Maybe we should look to the legendary poet Tagore for inspiration when we read,

‘Let me not pray to be sheltered from dangers

but to be fearless facing them.

Let me not beg for stilling of my pain

but for the heart to conquer it.

Let me not look for allies in life’s battlefield

but to my own strength.

Let me not crave in anxious fear to be saved

but for hope and patience to win my freedom.”

 

How does this relate to various obsessions with the recent mania of 2012 and related Apocalypticism you ask?  Very simple.  What will good people do when the world is perceived as being broken?  When the system appears to no longer work as we believe it should or could?  When corruption is thought to be everywhere and trust is a previous commodity? This is the secondary theme of The Dark Knight and one each of us will be forced to answer at some point in our lives, be it on some grand scale or on the smaller microcosm of our church, neighborhood, or borough politics.
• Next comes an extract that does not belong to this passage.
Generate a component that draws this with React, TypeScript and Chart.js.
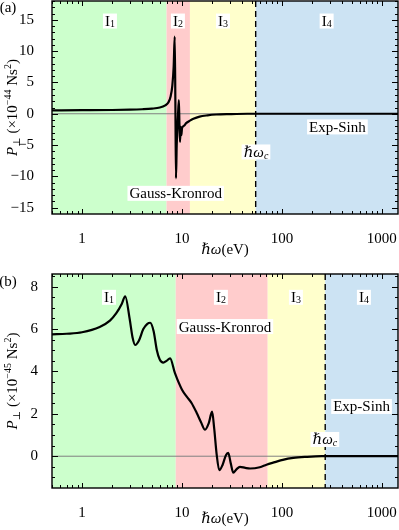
import React, { useEffect, useRef } from "react";
import { Chart, registerables } from "chart.js";

Chart.register(...registerables);

const FONT = '"Liberation Serif", "DejaVu Serif", serif';

// ---------- data ----------
const X_MIN = 0.5;
const X_MAX = 1450;
const xTicks = [1, 10, 100, 1000];

// Panel (a): P_perp (x10^-44 Ns^2) vs hbar*omega (eV)
const energyA = [0.5, 1, 2, 3, 4, 5, 6, 6.8, 7.3, 7.7, 8.0, 8.25, 8.45, 8.58, 8.7, 8.85, 9.1, 9.3, 9.42, 9.55, 9.7, 9.85, 10, 10.5, 11, 12, 13, 15, 18, 22, 30, 45, 100, 1450];
const powerA = [0.55, 0.57, 0.6, 0.65, 0.72, 0.82, 1.0, 1.35, 1.8, 2.8, 4.5, 7.5, 12.3, 2, -10.3, -5, -0.5, 2.2, -1.5, -4.5, -2.1, -3.4, -2.3, -1.9, -1.5, -1.1, -0.8, -0.45, -0.25, -0.12, -0.05, 0, 0, 0];
const yTicksA = [-15, -10, -5, 0, 5, 10, 15];
const edgesA = [X_MIN, 7, 12, 54.6, X_MAX];
const cutoffA = 54.6;

// Panel (b): P_perp (x10^-45 Ns^2) vs hbar*omega (eV)
const energyB = [0.5, 0.7, 1, 1.5, 1.9, 2.2, 2.5, 2.7, 3.0, 3.2, 3.4, 3.7, 4.1, 4.5, 4.8, 5.2, 5.6, 6.0, 6.5, 7.0, 7.6, 8.5, 10, 11.2, 12.5, 14, 15.5, 17, 18.5, 20, 21, 22.2, 23.6, 25.5, 27.5, 29, 30.8, 32.6, 35, 38, 43, 48, 60, 70, 85, 102, 130, 176, 250, 1450];
const powerB = [5.75, 5.78, 5.85, 6.1, 6.4, 6.75, 7.2, 7.55, 6.45, 5.6, 5.25, 5.45, 6.0, 6.25, 6.3, 5.9, 5.0, 4.55, 4.42, 4.5, 4.62, 3.92, 3.14, 2.8, 2.5, 2.05, 1.6, 1.25, 1.55, 2.1, 1.3, 0.1, -0.66, -0.4, 0.05, 0.16, -0.35, -0.78, -0.62, -0.5, -0.55, -0.58, -0.52, -0.4, -0.28, -0.17, -0.08, -0.03, 0, 0];
const yTicksB = [0, 2, 4, 6, 8];
const edgesB = [X_MIN, 8.65, 72, 271, X_MAX];
const cutoffB = 271;

const regionColors = ["#ccffcc", "#ffcccc", "#ffffcc", "#cce3f3"];
const regionNames = ["1", "2", "3", "4"];

// ---------- drawing helpers ----------
type Seg = { t: string; size: number; italic?: boolean; dy?: number };

const segFont = (s: Seg) => `${s.italic ? "italic " : ""}${s.size}px ${FONT}`;

function measureSegs(ctx: CanvasRenderingContext2D, segs: Seg[]) {
  let w = 0;
  for (const s of segs) {
    ctx.font = segFont(s);
    w += ctx.measureText(s.t).width;
  }
  return w;
}

function drawSegs(ctx: CanvasRenderingContext2D, segs: Seg[], x: number, baseline: number) {
  let cx = x;
  ctx.textAlign = "left";
  ctx.textBaseline = "alphabetic";
  for (const s of segs) {
    ctx.font = segFont(s);
    ctx.fillText(s.t, cx, baseline + (s.dy || 0));
    cx += ctx.measureText(s.t).width;
  }
}

function drawLabel(ctx: CanvasRenderingContext2D, segs: Seg[], cx: number, cy: number, box: boolean) {
  const w = measureSegs(ctx, segs);
  if (box) {
    ctx.fillStyle = "#ffffff";
    ctx.fillRect(cx - w / 2 - 2, cy - 7.5, w + 4, 15);
  }
  ctx.fillStyle = "#000";
  drawSegs(ctx, segs, cx - w / 2, cy + 5);
}

const regionSegs = (n: string): Seg[] => [
  { t: "I", size: 15 },
  { t: n, size: 10, dy: 1 },
];
const gaussSegs: Seg[] = [{ t: "Gauss-Kronrod", size: 15 }];
const expSegs: Seg[] = [{ t: "Exp-Sinh", size: 15 }];
const cutoffSegs: Seg[] = [
  { t: "ℏω", size: 15, italic: true },
  { t: "c", size: 10, italic: true, dy: 2 },
];
const xTitleSegs: Seg[] = [
  { t: "ℏω", size: 15, italic: true },
  { t: "(eV)", size: 15 },
];
const yTitleSegs = (exp: string): Seg[] => [
  { t: "P", size: 15, italic: true },
  { t: "⊥", size: 10, dy: 3 },
  { t: " (×10", size: 15 },
  { t: exp, size: 10, dy: -6 },
  { t: " Ns", size: 15 },
  { t: "2", size: 10, dy: -6 },
  { t: ")", size: 15 },
];

type PanelCfg = {
  energy: number[];
  power: number[];
  yMin: number;
  yMax: number;
  yTicks: number[];
  yMinorStep: number;
  edges: number[];
  cutoff: number;
  tag: string;
  tagY: number;
  exponent: string;
  height: number;
  padTop: number;
  xAxisHeight: number;
  yTickPad: number;
  xTitleOffset: number;
  regionLabelX: number[];
  regionLabelY: number;
  gauss: [number, number];
  exp: [number, number];
  hw: [number, number];
};

function makePlugin(cfg: PanelCfg) {
  return {
    id: "panelDecor",
    beforeDatasetsDraw(chart: any) {
      const { ctx, chartArea: a, scales } = chart;
      const xs = scales.x;
      const ys = scales.y;
      ctx.save();
      for (let i = 0; i < regionColors.length; i++) {
        const x0 = Math.max(a.left, xs.getPixelForValue(cfg.edges[i]));
        const x1 = Math.min(a.right, xs.getPixelForValue(cfg.edges[i + 1]));
        ctx.fillStyle = regionColors[i];
        ctx.fillRect(x0, a.top, x1 - x0, a.bottom - a.top);
      }
      const y0 = ys.getPixelForValue(0);
      ctx.strokeStyle = "#808080";
      ctx.lineWidth = 1;
      ctx.beginPath();
      ctx.moveTo(a.left, y0);
      ctx.lineTo(a.right, y0);
      ctx.stroke();
      const xc = xs.getPixelForValue(cfg.cutoff);
      ctx.strokeStyle = "#000";
      ctx.lineWidth = 1.4;
      ctx.setLineDash([6, 4]);
      ctx.beginPath();
      ctx.moveTo(xc, a.top);
      ctx.lineTo(xc, a.bottom);
      ctx.stroke();
      ctx.restore();
    },
    afterDatasetsDraw(chart: any) {
      const { ctx, chartArea: a, scales } = chart;
      const xs = scales.x;
      const ys = scales.y;
      ctx.save();
      ctx.strokeStyle = "#000";
      ctx.lineWidth = 1;
      const vtick = (v: number, len: number) => {
        const px = Math.round(xs.getPixelForValue(v)) + 0.5;
        if (px < a.left || px > a.right) return;
        ctx.beginPath();
        ctx.moveTo(px, a.bottom);
        ctx.lineTo(px, a.bottom - len);
        ctx.moveTo(px, a.top);
        ctx.lineTo(px, a.top + len);
        ctx.stroke();
      };
      const htick = (v: number, len: number) => {
        const py = Math.round(ys.getPixelForValue(v)) + 0.5;
        if (py < a.top || py > a.bottom) return;
        ctx.beginPath();
        ctx.moveTo(a.left, py);
        ctx.lineTo(a.left + len, py);
        ctx.moveTo(a.right, py);
        ctx.lineTo(a.right - len, py);
        ctx.stroke();
      };
      for (const d of [0.1, 1, 10, 100, 1000]) {
        for (let k = 2; k <= 9; k++) vtick(d * k, 3);
      }
      for (const v of xTicks) vtick(v, 5);
      for (let v = Math.ceil(cfg.yMin / cfg.yMinorStep) * cfg.yMinorStep; v <= cfg.yMax; v += cfg.yMinorStep) htick(v, 3);
      for (const v of cfg.yTicks) htick(v, 6);
      ctx.lineWidth = 1.4;
      ctx.strokeRect(a.left, a.top, a.right - a.left, a.bottom - a.top);

      for (let i = 0; i < 4; i++) {
        drawLabel(ctx, regionSegs(regionNames[i]), xs.getPixelForValue(cfg.regionLabelX[i]), ys.getPixelForValue(cfg.regionLabelY), true);
      }
      drawLabel(ctx, gaussSegs, xs.getPixelForValue(cfg.gauss[0]), ys.getPixelForValue(cfg.gauss[1]), true);
      drawLabel(ctx, expSegs, xs.getPixelForValue(cfg.exp[0]), ys.getPixelForValue(cfg.exp[1]), true);
      drawLabel(ctx, cutoffSegs, xs.getPixelForValue(cfg.hw[0]), ys.getPixelForValue(cfg.hw[1]), true);

      drawLabel(ctx, xTitleSegs, (a.left + a.right) / 2, a.bottom + cfg.xTitleOffset, false);
      const ySegs = yTitleSegs(cfg.exponent);
      const w = measureSegs(ctx, ySegs);
      ctx.translate(12, (a.top + a.bottom) / 2);
      ctx.rotate(-Math.PI / 2);
      ctx.fillStyle = "#000";
      drawSegs(ctx, ySegs, -w / 2, 5);
      ctx.setTransform(1, 0, 0, 1, 0, 0);
      ctx.font = `15px ${FONT}`;
      ctx.textAlign = "center";
      ctx.textBaseline = "middle";
      ctx.fillText(cfg.tag, 8, cfg.tagY);
      ctx.restore();
    },
  };
}

const fmtY = (v: any) => {
  const n = Number(v);
  return n < 0 ? "−" + Math.abs(n) : String(n);
};

function Panel({ cfg }: { cfg: PanelCfg }) {
  const ref = useRef<HTMLCanvasElement>(null);
  useEffect(() => {
    const canvas = ref.current!;
    const chart = new Chart(canvas, {
      type: "line",
      data: {
        datasets: [
          {
            data: cfg.energy.map((e, i) => ({ x: e, y: cfg.power[i] })),
            borderColor: "#000",
            borderWidth: 2.2,
            pointRadius: 0,
            cubicInterpolationMode: "monotone",
            fill: false,
          } as any,
        ],
      },
      options: {
        responsive: false,
        animation: false,
        devicePixelRatio: 1,
        layout: { padding: { left: 0, right: 1, top: cfg.padTop, bottom: 0 } },
        plugins: { legend: { display: false }, tooltip: { enabled: false } },
        scales: {
          x: {
            type: "logarithmic",
            min: X_MIN,
            max: X_MAX,
            grid: { display: false },
            border: { display: false },
            afterBuildTicks: (s: any) => {
              s.ticks = xTicks.map((v) => ({ value: v }));
            },
            afterFit: (s: any) => {
              s.height = cfg.xAxisHeight;
              s.paddingLeft = 0;
              s.paddingRight = 0;
              s.paddingTop = 0;
              s.paddingBottom = 0;
            },
            ticks: {
              autoSkip: false,
              maxRotation: 0,
              padding: 8,
              color: "#000",
              font: { family: FONT, size: 15 },
              callback: (v: any) => String(v),
            },
          },
          y: {
            min: cfg.yMin,
            max: cfg.yMax,
            grid: { display: false },
            border: { display: false },
            afterBuildTicks: (s: any) => {
              s.ticks = cfg.yTicks.map((v) => ({ value: v }));
            },
            afterFit: (s: any) => {
              s.width = 52;
              s.paddingLeft = 0;
              s.paddingRight = 0;
              s.paddingTop = 0;
              s.paddingBottom = 0;
            },
            ticks: {
              padding: cfg.yTickPad,
              color: "#000",
              font: { family: FONT, size: 15 },
              callback: fmtY,
            },
          },
        },
      } as any,
      plugins: [makePlugin(cfg)],
    });
    return () => chart.destroy();
  }, [cfg]);
  return <canvas ref={ref} width={399} height={cfg.height} style={{ display: "block", width: 399, height: cfg.height }} />;
}

const panelA: PanelCfg = {
  energy: energyA,
  power: powerA,
  yMin: -16,
  yMax: 18,
  yTicks: yTicksA,
  yMinorStep: 1,
  edges: edgesA,
  cutoff: cutoffA,
  tag: "(a)",
  tagY: 8,
  exponent: "−44",
  height: 258,
  padTop: 1,
  xAxisHeight: 44,
  yTickPad: 10,
  xTitleOffset: 35,
  regionLabelX: [1.9, 9.1, 25.7, 280],
  regionLabelY: 14.8,
  gauss: [8.65, -12.7],
  exp: [359, -2.1],
  hw: [55, -6.1],
};

const panelB: PanelCfg = {
  energy: energyB,
  power: powerB,
  yMin: -1.5,
  yMax: 8.6,
  yTicks: yTicksB,
  yMinorStep: 0.5,
  edges: edgesB,
  cutoff: cutoffB,
  tag: "(b)",
  tagY: 24,
  exponent: "−45",
  height: 272,
  padTop: 16,
  xAxisHeight: 42,
  yTickPad: 6,
  xTitleOffset: 30,
  regionLabelX: [1.86, 24.5, 138, 661],
  regionLabelY: 7.5,
  gauss: [26.9, 6.12],
  exp: [626, 2.35],
  hw: [269, 0.79],
};

export default function App() {
  return (
    <div style={{ position: "absolute", left: 0, top: 0, width: 399, height: 530, background: "#fff" }}>
      <Panel cfg={panelA} />
      <Panel cfg={panelB} />
    </div>
  );
}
We will not be able to turn to a superhero to solve our problems, we will have to step up and solve them ourselves.  We will not be able to pray to some Protector Deity, we will have to BE the Protector Deity and all that such a statement means.
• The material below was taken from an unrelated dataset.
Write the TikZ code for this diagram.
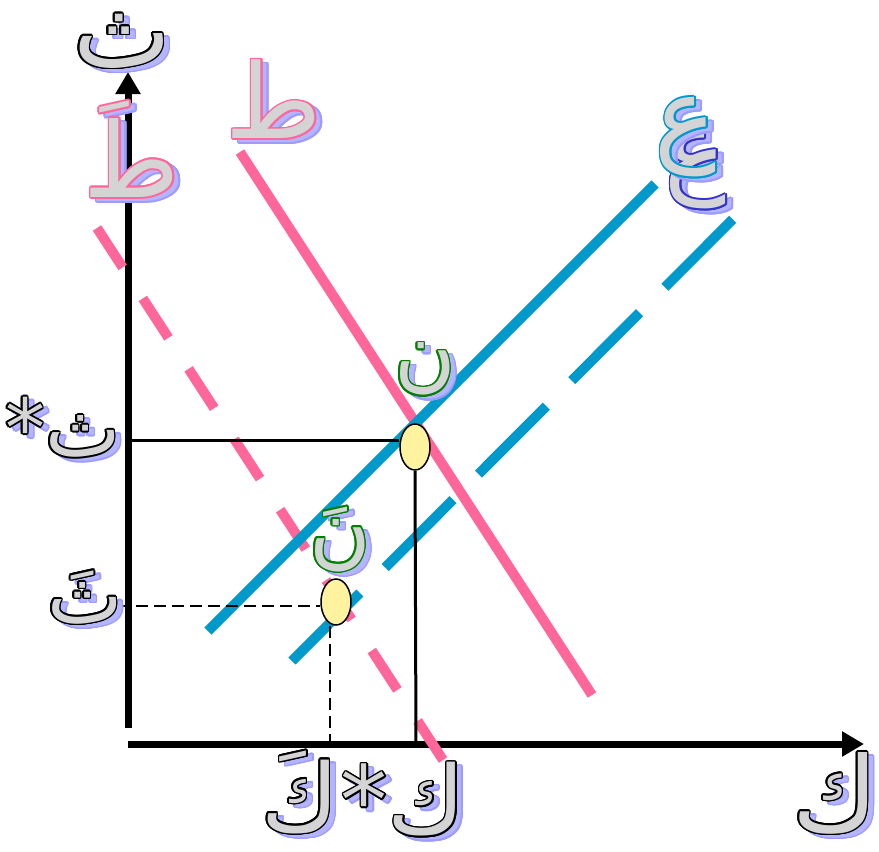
\documentclass[tikz,border=0pt]{standalone}
\usepackage{fontspec}
\usepackage[copies]{contour}
\usetikzlibrary{arrows.meta,shapes.geometric}
\TeXXeTstate=1
\newfontfamily\arabicfont[Script=Arabic]{DejaVu Sans}
\definecolor{pinkc}{HTML}{FF6699}
\definecolor{bluec}{HTML}{0099CC}
\definecolor{dblue}{HTML}{3333CC}
\definecolor{greenc}{HTML}{008000}
\definecolor{shadowc}{HTML}{B4B4FF}
\definecolor{shadowo}{HTML}{9C9CFF}
\definecolor{fillg}{HTML}{D4D4D4}
\definecolor{ovalc}{HTML}{FFF3A0}
\contourlength{1.6pt}
\contournumber{16}
\newcommand\artext[2]{\textcolor{fillg}{\contour{#1}{\arabicfont\beginR #2\endR}}}
\newcommand\arshadow[1]{\textcolor{shadowc}{\contour{shadowo}{\arabicfont\beginR #1\endR}}}
\tikzset{
  lab/.style={inner sep=0pt, font=\fontsize{104}{110}\selectfont},
  labbot/.style={inner sep=0pt, font=\fontsize{94}{100}\selectfont},
  lableft/.style={inner sep=0pt, font=\fontsize{80}{86}\selectfont},
  labsm/.style={inner sep=0pt, font=\fontsize{84}{90}\selectfont},
  axis/.style={line width=7pt, -{Triangle[length=22pt,width=24pt]}},
  curve/.style={line width=10pt},
  guide/.style={line width=3pt},
  guided/.style={line width=2pt, dash pattern=on 12pt off 6pt},
  oval/.style={ellipse, draw, line width=1.5pt, fill=ovalc, minimum width=30pt, minimum height=46pt, inner sep=0pt},
}
\begin{document}
\begin{tikzpicture}[x=1pt,y=-1pt]
\useasboundingbox (0,0) rectangle (879,852);
% axes
\coordinate (yb) at (128,728);
\coordinate (yt) at (128,72);
\coordinate (xl) at (128,744);
\coordinate (xr) at (864,744);
\draw[axis] (yb) -- (yt);
\draw[axis] (xl) -- (xr);
% curves
\coordinate (d1a) at (240,152);
\coordinate (d1b) at (592,695);
\coordinate (d2a) at (97,228);
\coordinate (d2b) at (443,760);
\coordinate (s1a) at (208,631);
\coordinate (s1b) at (655,184);
\coordinate (s2a) at (292,661);
\coordinate (s2b) at (733,219);
\draw[curve, pinkc] (d1a) -- (d1b);
\draw[curve, pinkc, dash pattern=on 47pt off 37pt] (d2a) -- (d2b);
\draw[curve, bluec] (s1a) -- (s1b);
\draw[curve, bluec, dash pattern=on 96pt off 36pt] (s2a) -- (s2b);
% equilibrium points
\node[oval] (e1) at (415,447) {};
\node[oval] (e2) at (336,602) {};
\coordinate (p1) at (128,440);
\coordinate (q1) at (416,744);
\coordinate (p2) at (118,606);
\coordinate (q2) at (330,744);
\draw[guide] (p1) -- (e1.west |- p1);
\draw[guide] (e1.south) -- (q1);
\draw[guided] (p2) -- (e2.west |- p2);
\draw[guided] (e2.south -| q2) -- (q2);
% labels
\node[lab] (lyS) at (128,46) {\arshadow{ث}};
\node[lab] (ly) at (122,42) {\artext{black}{ث}};
\node[lab] (lxS) at (841,798) {\arshadow{ك}};
\node[lab] (lx) at (835,794) {\artext{black}{ك}};
\node[lableft] (lpsS) at (69,432) {\arshadow{ث*}};
\node[lableft] (lps) at (63,428) {\artext{black}{ث*}};
\node[lableft] (lp2S) at (91,602) {\arshadow{ثَ}};
\node[lableft] (lp2) at (85,598) {\artext{black}{ثَ}};
\node[labbot] (lq2S) at (306,797) {\arshadow{كَ}};
\node[labbot] (lq2) at (300,793) {\artext{black}{كَ}};
\node[labbot] (lqsS) at (409,804) {\arshadow{ك*}};
\node[labbot] (lqs) at (403,800) {\artext{black}{ك*}};
\node[lab] (ld1S) at (280,104) {\arshadow{ط}};
\node[lab] (ld1) at (274,100) {\artext{pinkc}{ط}};
\node[lab] (ld2S) at (138,154) {\arshadow{طَ}};
\node[lab] (ld2) at (132,150) {\artext{pinkc}{طَ}};
\node[lab] (ls2S) at (702,174) {\arshadow{ع}};
\node[lab] (ls2) at (696,170) {\artext{dblue}{ع}};
\node[lab] (ls1S) at (692,142) {\arshadow{ع}};
\node[lab] (ls1) at (686,138) {\artext{bluec}{ع}};
\node[labsm] (le1S) at (431,374) {\arshadow{ن}};
\node[labsm] (le1) at (425,370) {\artext{greenc}{ن}};
\node[labsm] (le2S) at (346,544) {\arshadow{نَ}};
\node[labsm] (le2) at (340,540) {\artext{greenc}{نَ}};
\end{tikzpicture}
\end{document}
To quote Count Keyserling, “Man is exactly as immortal as his ideal and exactly as real as the energy with which he serves it.” The Dark Knight trilogy grossed over $2.380 billion at the box office worldwide when they were released.  That does not including the money spent on refreshments, gas, parking, or toys and collectibles made by China, Inc. and subsequent sale of DVDs and soundtracks (the mantra of the movie).
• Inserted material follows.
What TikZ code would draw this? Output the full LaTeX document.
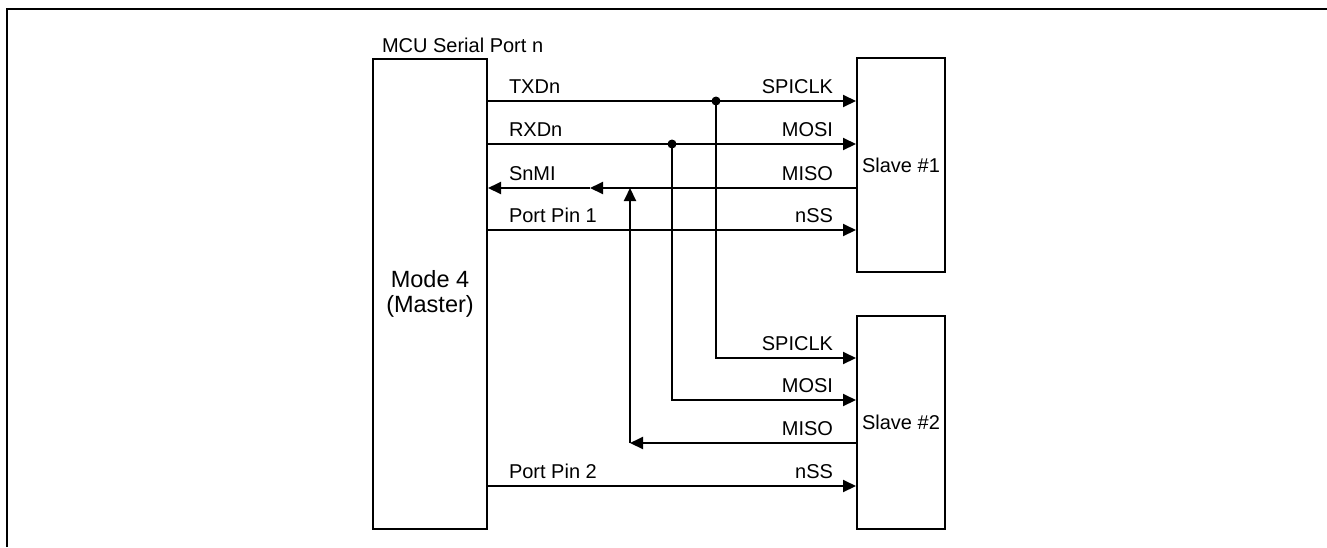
\documentclass[tikz,border=0pt]{standalone}
\usepackage{fontspec}
\setmainfont{Liberation Sans}
\usetikzlibrary{arrows.meta}
\begin{document}
\begin{tikzpicture}[x=1pt,y=-1pt,line width=2pt,
  box/.style={draw,line width=2pt,inner sep=0pt,minimum width=#1},
  sig/.style={-{Triangle[length=13pt,width=12pt]}},
  dot/.style={circle,fill,inner sep=0pt,minimum size=9pt},
  lbl/.style={font=\fontsize{20}{24}\selectfont,inner sep=0pt},
  lleft/.style={lbl,anchor=base west},
  lright/.style={lbl,anchor=base east}]
\useasboundingbox (0,0) rectangle (1327,547);
% open frame
\draw (7,547) -- (7,9) -- (1327,9);
% blocks
\node[box=114pt,minimum height=470pt,align=center,
      font=\fontsize{23.5}{25}\selectfont] (master) at (430,294) {Mode 4\\(Master)};
\node[box=88pt,minimum height=214pt,font=\fontsize{20}{24}\selectfont] (s1) at (901,165) {Slave \#1};
\node[box=88pt,minimum height=213pt,font=\fontsize{20}{24}\selectfont] (s2) at (901,422.5) {Slave \#2};
\node[lleft] (title) at (381,52) {MCU Serial Port n};
% rows
\coordinate (r1) at (0,101);
\coordinate (r2) at (0,144);
\coordinate (r3) at (0,188);
\coordinate (r4) at (0,230);
\coordinate (r5) at (0,358);
\coordinate (r6) at (0,400);
\coordinate (r7) at (0,443);
\coordinate (r8) at (0,486);
% junctions
\node[dot] (j1) at (716,101) {};
\node[dot] (j2) at (672,144) {};
\coordinate (m1) at (590,188);
\coordinate (up) at (630,188);
\coordinate (cor) at (630,443);
% slave 1 connections
\draw[sig] (master.east |- r1) -- (s1.west |- r1);
\draw[sig] (master.east |- r2) -- (s1.west |- r2);
\draw[sig] (s1.west |- r3) -- (m1);
\draw[sig] (m1) -- (master.east |- r3);
\draw[sig] (master.east |- r4) -- (s1.west |- r4);
% slave 2 connections
\draw[sig] (j1.center) |- (s2.west |- r5);
\draw[sig] (j2.center) |- (s2.west |- r6);
\draw[sig] (s2.west |- r7) -- (cor);
\draw[sig] (cor) -- (up);
\draw[sig] (master.east |- r8) -- (s2.west |- r8);
% labels
\node[lleft] (tx) at (508,93) {TXDn};
\node[lleft] (rx) at (508,136) {RXDn};
\node[lleft] (mi) at (508,180) {SnMI};
\node[lleft] (p1) at (508,222) {Port Pin 1};
\node[lleft] (p2) at (508,478) {Port Pin 2};
\node[lright] (a1) at (834,93) {SPICLK};
\node[lright] (a2) at (834,136) {MOSI};
\node[lright] (a3) at (834,180) {MISO};
\node[lright] (a4) at (834,222) {nSS};
\node[lright] (b1) at (834,350) {SPICLK};
\node[lright] (b2) at (834,392) {MOSI};
\node[lright] (b3) at (834,435) {MISO};
\node[lright] (b4) at (834,478) {nSS};
\end{tikzpicture}
\end{document}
Over the last ten years zombies and other dystopian fantasies of the near future has become the staple of entertainment and psychic distraction for both the masses and those who consider themselves among the spiritually elite in the various magical, neo-pagan, and New Age movements alike. Given the amount of energy put into these visions of life, and their inherently sadomasochistic themes of alienation, chaos, fear, and hypocrisy it is time that we rethink our individual and collective ideals.

 

One comment

  1. Sheridan F Honore · · Reply

    I agree pretty much with everything said here. My parents sent me to religious schools growing up. I was required to know all the books of the Bible and to have more than just a passing familiarity with Old and New Testament Biblical characters and the stories associated with them. Now, forty years later, I find it very interesting that I’ve met men who can tell you everything about a superhero from their birth to their death. It’s almost as if it’s their religion.